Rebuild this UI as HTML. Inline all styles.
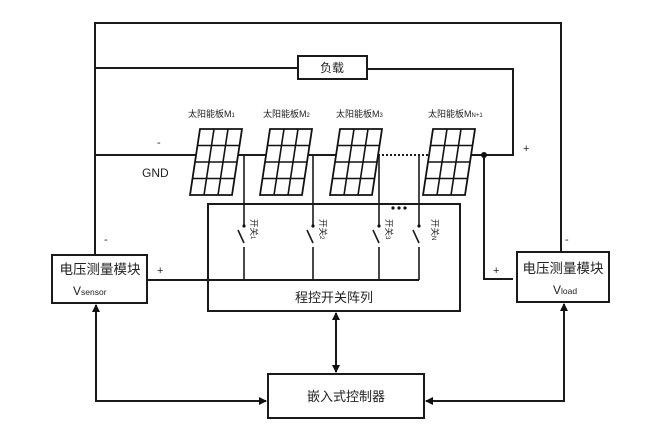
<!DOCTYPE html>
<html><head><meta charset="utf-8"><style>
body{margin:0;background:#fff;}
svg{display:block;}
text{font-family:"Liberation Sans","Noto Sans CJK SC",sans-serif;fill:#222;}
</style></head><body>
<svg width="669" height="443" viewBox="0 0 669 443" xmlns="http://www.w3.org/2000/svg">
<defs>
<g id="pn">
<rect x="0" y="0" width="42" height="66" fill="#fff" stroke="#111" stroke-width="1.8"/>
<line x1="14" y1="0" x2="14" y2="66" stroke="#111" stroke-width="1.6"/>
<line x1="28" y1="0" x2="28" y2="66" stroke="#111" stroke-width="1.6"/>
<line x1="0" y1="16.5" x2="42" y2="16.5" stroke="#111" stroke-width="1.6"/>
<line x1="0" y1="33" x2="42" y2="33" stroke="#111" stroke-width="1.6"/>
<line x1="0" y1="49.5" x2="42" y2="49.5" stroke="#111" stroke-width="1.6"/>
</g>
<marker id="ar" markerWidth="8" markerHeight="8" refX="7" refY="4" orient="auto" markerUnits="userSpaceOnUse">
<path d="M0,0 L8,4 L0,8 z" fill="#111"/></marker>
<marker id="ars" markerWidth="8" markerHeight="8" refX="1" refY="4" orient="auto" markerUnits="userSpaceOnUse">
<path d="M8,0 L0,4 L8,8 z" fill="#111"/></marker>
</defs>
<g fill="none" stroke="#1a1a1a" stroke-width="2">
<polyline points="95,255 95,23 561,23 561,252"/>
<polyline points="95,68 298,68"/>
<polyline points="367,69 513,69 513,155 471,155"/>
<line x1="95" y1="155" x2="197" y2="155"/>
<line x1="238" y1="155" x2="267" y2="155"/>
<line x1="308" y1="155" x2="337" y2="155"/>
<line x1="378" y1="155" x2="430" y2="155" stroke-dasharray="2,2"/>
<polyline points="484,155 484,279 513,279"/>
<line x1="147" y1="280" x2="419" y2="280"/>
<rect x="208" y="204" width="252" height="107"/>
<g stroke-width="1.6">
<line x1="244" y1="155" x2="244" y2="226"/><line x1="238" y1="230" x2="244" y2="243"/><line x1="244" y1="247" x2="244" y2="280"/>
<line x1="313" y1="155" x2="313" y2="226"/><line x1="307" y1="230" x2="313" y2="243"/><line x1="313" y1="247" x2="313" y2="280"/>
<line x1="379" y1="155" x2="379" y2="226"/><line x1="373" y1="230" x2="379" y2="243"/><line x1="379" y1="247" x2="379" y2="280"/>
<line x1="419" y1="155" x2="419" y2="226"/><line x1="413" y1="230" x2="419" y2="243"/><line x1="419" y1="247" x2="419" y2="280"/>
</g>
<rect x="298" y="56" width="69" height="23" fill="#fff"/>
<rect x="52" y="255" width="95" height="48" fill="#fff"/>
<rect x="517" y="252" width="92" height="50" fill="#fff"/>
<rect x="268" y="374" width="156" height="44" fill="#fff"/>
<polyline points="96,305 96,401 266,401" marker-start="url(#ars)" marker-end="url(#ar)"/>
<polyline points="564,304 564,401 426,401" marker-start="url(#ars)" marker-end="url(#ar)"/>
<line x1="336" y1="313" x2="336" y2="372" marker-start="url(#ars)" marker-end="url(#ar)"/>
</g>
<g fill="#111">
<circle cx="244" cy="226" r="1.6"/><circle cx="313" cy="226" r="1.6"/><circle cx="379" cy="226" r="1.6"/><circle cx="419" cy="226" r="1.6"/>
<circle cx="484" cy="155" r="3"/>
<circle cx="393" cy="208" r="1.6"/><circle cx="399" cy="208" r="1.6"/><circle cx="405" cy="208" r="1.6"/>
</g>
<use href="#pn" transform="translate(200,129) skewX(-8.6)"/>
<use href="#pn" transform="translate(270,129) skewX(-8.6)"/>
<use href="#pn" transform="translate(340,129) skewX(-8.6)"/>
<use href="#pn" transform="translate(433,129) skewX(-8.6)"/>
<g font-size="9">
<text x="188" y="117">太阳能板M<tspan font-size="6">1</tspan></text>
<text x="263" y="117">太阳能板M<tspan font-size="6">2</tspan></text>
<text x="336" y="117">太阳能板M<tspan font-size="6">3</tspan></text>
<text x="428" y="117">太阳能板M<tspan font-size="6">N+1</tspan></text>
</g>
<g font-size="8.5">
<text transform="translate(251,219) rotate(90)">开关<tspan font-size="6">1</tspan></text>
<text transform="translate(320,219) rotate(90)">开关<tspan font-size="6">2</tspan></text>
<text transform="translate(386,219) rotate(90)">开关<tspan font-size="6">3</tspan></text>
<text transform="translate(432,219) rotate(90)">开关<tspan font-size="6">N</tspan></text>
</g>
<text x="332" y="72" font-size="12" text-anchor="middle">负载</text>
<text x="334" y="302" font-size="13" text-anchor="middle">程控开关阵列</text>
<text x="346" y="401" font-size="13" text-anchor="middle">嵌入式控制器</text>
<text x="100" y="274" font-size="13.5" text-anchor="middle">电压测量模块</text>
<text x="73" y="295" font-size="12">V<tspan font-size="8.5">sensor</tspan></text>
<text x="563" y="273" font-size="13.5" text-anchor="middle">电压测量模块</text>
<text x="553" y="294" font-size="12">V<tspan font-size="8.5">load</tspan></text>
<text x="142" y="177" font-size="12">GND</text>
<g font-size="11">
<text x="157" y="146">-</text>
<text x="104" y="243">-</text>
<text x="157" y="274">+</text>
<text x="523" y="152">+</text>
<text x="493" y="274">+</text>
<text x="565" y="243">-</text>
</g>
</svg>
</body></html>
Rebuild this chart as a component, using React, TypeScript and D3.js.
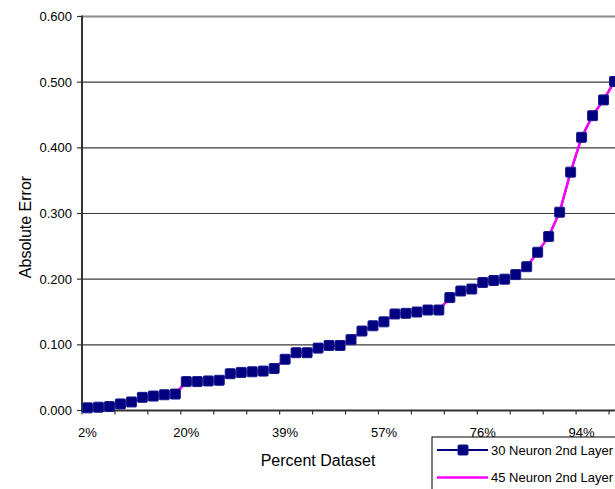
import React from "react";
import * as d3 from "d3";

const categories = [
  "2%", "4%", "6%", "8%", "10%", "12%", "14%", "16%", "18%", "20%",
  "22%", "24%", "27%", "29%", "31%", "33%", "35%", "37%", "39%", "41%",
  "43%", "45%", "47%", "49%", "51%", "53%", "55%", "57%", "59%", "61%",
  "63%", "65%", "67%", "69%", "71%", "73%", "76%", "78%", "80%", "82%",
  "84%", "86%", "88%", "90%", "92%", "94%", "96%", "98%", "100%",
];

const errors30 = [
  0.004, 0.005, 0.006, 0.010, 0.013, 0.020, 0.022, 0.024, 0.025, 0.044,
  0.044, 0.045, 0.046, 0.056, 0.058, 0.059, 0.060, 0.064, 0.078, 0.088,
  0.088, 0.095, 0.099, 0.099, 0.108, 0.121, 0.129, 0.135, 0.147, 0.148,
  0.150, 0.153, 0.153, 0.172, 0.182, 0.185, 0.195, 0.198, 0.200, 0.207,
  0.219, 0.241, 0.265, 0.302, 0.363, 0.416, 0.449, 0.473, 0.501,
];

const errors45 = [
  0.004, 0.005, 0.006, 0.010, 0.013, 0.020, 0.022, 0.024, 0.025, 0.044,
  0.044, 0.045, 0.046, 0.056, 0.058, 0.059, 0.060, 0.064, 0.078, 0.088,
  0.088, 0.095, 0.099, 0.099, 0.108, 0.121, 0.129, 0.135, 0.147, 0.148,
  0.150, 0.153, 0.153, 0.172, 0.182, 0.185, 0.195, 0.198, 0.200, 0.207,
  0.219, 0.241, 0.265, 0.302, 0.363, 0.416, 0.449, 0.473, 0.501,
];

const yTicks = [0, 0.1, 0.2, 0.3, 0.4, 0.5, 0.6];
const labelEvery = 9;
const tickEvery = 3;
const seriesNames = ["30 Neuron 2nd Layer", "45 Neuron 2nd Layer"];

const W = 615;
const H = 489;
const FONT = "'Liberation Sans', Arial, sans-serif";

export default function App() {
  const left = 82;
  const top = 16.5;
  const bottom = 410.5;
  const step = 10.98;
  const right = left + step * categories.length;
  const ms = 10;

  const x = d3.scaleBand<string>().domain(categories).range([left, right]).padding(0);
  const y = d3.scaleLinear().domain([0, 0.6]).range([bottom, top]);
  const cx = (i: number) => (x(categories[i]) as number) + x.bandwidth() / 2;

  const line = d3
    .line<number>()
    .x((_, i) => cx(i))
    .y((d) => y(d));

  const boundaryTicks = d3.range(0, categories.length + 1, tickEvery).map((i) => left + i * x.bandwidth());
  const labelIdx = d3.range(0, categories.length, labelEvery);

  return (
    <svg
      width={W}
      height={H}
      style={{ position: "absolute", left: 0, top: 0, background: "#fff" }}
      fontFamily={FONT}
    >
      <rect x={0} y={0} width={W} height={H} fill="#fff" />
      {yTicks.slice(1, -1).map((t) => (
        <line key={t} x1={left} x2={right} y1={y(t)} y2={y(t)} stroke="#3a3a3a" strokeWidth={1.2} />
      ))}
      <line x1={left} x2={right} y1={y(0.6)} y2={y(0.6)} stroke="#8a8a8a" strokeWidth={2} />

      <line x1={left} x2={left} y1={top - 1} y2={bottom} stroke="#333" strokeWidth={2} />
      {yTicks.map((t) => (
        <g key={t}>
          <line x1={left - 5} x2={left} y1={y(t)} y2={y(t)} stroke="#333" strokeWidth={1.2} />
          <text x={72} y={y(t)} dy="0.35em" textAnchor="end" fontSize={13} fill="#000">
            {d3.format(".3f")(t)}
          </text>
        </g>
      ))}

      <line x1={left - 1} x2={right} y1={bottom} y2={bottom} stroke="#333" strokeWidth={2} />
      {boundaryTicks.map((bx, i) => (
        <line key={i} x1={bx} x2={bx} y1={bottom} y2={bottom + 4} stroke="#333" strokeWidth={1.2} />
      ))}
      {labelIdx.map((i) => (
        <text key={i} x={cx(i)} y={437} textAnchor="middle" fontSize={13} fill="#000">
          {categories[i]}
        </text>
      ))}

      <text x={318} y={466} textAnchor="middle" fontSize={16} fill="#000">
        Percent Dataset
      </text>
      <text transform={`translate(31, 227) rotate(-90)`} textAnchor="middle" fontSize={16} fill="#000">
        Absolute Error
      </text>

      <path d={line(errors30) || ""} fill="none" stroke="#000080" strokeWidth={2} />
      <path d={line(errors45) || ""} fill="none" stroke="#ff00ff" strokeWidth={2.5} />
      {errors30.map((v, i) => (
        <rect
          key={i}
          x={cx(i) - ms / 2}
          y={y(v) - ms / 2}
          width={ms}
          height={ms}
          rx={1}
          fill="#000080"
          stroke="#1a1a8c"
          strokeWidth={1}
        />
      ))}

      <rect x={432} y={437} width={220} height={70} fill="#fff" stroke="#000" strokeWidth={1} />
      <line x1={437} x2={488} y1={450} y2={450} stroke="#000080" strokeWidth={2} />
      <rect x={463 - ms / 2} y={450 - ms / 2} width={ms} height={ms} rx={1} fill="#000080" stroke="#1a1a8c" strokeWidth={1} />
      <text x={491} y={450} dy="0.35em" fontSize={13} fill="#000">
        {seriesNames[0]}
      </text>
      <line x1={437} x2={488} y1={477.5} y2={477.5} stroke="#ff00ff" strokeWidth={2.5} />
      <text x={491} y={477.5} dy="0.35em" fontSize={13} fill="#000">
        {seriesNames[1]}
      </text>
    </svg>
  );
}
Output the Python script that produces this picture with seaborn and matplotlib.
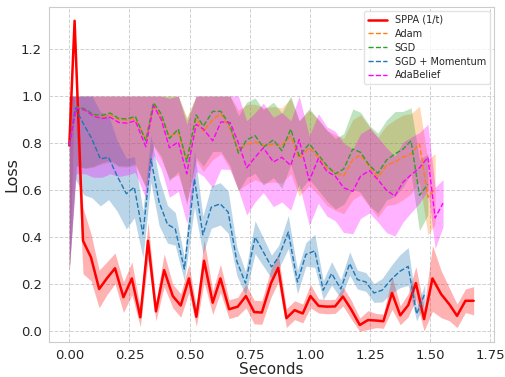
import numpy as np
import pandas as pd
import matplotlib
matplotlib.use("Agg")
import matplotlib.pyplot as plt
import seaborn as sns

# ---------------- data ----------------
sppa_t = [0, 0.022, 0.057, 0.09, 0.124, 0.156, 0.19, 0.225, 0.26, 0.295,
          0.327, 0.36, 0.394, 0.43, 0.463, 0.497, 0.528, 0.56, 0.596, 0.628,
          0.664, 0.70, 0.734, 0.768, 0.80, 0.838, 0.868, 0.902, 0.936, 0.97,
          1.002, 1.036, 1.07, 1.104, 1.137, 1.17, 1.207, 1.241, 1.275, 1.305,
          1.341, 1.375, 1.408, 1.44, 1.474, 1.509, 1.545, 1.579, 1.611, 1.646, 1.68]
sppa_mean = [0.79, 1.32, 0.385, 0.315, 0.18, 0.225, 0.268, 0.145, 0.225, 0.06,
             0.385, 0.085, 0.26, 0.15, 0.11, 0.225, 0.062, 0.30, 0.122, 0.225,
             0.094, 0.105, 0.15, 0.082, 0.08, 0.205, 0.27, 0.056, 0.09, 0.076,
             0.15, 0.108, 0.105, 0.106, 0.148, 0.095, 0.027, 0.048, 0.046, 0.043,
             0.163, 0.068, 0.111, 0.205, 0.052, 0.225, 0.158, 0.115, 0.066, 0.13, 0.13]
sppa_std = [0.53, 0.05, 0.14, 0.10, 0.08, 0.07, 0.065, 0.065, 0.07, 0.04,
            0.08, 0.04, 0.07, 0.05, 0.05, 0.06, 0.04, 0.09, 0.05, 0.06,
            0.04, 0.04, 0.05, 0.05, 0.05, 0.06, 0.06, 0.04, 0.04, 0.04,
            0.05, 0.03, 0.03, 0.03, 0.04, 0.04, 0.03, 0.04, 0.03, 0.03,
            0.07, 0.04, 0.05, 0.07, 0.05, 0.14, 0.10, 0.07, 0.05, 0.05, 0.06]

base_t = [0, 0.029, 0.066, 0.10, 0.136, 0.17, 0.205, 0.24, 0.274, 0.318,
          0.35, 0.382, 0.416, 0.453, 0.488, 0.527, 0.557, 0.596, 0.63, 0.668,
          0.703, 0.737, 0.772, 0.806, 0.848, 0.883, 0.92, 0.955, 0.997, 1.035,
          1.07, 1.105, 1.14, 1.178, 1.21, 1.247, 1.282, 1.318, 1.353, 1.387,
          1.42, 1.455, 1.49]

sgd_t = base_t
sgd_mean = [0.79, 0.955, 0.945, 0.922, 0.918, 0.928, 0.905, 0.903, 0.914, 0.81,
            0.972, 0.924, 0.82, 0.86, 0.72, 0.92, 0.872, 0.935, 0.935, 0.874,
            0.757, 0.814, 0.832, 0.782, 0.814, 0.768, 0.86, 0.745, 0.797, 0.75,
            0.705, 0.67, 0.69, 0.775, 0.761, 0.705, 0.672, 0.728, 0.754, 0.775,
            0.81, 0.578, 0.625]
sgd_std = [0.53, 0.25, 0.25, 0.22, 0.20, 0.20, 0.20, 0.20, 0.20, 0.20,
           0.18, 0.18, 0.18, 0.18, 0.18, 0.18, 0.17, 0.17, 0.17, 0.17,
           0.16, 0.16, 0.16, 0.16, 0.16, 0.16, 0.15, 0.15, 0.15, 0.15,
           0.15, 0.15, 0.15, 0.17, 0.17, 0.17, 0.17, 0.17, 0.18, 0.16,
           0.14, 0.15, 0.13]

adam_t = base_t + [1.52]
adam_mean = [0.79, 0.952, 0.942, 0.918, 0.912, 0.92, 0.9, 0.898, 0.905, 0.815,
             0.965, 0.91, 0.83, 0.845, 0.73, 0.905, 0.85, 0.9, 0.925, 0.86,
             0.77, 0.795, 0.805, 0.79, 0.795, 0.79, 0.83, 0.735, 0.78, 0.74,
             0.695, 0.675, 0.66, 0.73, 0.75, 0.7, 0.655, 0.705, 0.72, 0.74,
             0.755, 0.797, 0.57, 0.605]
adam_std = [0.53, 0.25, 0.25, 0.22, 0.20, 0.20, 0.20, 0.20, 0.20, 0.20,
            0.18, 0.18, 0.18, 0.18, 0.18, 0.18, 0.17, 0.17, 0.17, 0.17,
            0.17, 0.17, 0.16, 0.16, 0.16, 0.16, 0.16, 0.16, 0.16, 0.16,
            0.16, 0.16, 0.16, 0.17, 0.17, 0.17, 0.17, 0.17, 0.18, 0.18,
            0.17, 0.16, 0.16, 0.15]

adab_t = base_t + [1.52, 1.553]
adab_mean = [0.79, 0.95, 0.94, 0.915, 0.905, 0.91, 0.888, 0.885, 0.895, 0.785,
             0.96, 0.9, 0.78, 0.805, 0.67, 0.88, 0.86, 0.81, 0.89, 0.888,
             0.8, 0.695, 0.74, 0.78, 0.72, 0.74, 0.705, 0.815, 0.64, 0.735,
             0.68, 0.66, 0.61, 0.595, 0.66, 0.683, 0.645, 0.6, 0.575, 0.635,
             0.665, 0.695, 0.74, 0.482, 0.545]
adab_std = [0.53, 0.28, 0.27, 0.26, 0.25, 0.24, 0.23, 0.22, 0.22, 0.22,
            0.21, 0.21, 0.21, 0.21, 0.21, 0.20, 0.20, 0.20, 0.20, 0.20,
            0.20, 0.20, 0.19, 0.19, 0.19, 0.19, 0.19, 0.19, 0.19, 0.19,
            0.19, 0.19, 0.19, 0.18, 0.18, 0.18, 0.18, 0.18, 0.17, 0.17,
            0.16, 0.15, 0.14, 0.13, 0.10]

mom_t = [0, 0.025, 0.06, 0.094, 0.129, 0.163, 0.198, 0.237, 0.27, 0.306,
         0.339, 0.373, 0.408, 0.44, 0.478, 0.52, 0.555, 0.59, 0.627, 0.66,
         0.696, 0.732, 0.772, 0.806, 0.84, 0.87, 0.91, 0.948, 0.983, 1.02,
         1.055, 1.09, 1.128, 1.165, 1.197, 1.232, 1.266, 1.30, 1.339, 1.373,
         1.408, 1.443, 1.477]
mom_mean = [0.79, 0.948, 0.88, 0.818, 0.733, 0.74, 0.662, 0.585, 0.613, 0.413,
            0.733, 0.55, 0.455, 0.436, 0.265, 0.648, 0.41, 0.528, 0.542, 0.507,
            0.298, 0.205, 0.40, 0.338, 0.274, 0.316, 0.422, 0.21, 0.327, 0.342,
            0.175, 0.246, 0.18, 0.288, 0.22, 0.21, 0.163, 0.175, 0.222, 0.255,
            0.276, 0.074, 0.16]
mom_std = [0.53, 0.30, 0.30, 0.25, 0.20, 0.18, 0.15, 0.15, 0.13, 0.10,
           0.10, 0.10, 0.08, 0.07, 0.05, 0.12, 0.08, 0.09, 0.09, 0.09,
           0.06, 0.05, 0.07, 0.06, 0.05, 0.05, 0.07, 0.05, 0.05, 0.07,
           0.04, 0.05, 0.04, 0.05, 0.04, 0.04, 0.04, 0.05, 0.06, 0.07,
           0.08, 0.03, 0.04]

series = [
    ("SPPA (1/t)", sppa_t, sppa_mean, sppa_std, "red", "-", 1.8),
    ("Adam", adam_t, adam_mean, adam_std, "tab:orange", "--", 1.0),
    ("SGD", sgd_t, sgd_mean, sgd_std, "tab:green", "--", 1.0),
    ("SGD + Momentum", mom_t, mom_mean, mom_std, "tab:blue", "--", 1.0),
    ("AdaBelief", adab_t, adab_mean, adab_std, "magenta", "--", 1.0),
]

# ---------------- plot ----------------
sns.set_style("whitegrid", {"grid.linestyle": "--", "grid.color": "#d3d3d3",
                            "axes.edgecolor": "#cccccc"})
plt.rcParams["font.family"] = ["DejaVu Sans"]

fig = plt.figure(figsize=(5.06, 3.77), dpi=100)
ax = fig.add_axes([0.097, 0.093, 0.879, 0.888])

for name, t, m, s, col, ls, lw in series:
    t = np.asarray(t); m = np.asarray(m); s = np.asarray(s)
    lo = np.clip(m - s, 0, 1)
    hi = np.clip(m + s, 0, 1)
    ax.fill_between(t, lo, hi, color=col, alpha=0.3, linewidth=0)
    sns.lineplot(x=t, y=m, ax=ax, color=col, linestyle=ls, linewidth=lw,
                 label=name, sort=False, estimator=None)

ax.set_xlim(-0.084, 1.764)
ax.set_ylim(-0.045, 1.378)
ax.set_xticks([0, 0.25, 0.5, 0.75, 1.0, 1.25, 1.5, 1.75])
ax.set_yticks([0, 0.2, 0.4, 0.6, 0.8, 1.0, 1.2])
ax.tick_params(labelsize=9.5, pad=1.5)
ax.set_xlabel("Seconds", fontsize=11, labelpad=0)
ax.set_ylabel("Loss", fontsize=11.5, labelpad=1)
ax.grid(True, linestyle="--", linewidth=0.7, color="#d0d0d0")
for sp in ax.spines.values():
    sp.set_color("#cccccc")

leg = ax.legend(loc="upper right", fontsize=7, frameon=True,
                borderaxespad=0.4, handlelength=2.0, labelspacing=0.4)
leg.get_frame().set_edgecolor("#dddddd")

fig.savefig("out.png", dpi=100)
● ● ● ● ●
__Problem details__.
Copy exactly the stretch of lines from the one containing "Output the Python" through the one containing "0.05, 0.05, 0.06]", both included. Leave out any pictures.

__Task answer__.
Output the Python script that produces this picture with seaborn and matplotlib.
import numpy as np
import pandas as pd
import matplotlib
matplotlib.use("Agg")
import matplotlib.pyplot as plt
import seaborn as sns

# ---------------- data ----------------
sppa_t = [0, 0.022, 0.057, 0.09, 0.124, 0.156, 0.19, 0.225, 0.26, 0.295,
          0.327, 0.36, 0.394, 0.43, 0.463, 0.497, 0.528, 0.56, 0.596, 0.628,
          0.664, 0.70, 0.734, 0.768, 0.80, 0.838, 0.868, 0.902, 0.936, 0.97,
          1.002, 1.036, 1.07, 1.104, 1.137, 1.17, 1.207, 1.241, 1.275, 1.305,
          1.341, 1.375, 1.408, 1.44, 1.474, 1.509, 1.545, 1.579, 1.611, 1.646, 1.68]
sppa_mean = [0.79, 1.32, 0.385, 0.315, 0.18, 0.225, 0.268, 0.145, 0.225, 0.06,
             0.385, 0.085, 0.26, 0.15, 0.11, 0.225, 0.062, 0.30, 0.122, 0.225,
             0.094, 0.105, 0.15, 0.082, 0.08, 0.205, 0.27, 0.056, 0.09, 0.076,
             0.15, 0.108, 0.105, 0.106, 0.148, 0.095, 0.027, 0.048, 0.046, 0.043,
             0.163, 0.068, 0.111, 0.205, 0.052, 0.225, 0.158, 0.115, 0.066, 0.13, 0.13]
sppa_std = [0.53, 0.05, 0.14, 0.10, 0.08, 0.07, 0.065, 0.065, 0.07, 0.04,
            0.08, 0.04, 0.07, 0.05, 0.05, 0.06, 0.04, 0.09, 0.05, 0.06,
            0.04, 0.04, 0.05, 0.05, 0.05, 0.06, 0.06, 0.04, 0.04, 0.04,
            0.05, 0.03, 0.03, 0.03, 0.04, 0.04, 0.03, 0.04, 0.03, 0.03,
            0.07, 0.04, 0.05, 0.07, 0.05, 0.14, 0.10, 0.07, 0.05, 0.05, 0.06]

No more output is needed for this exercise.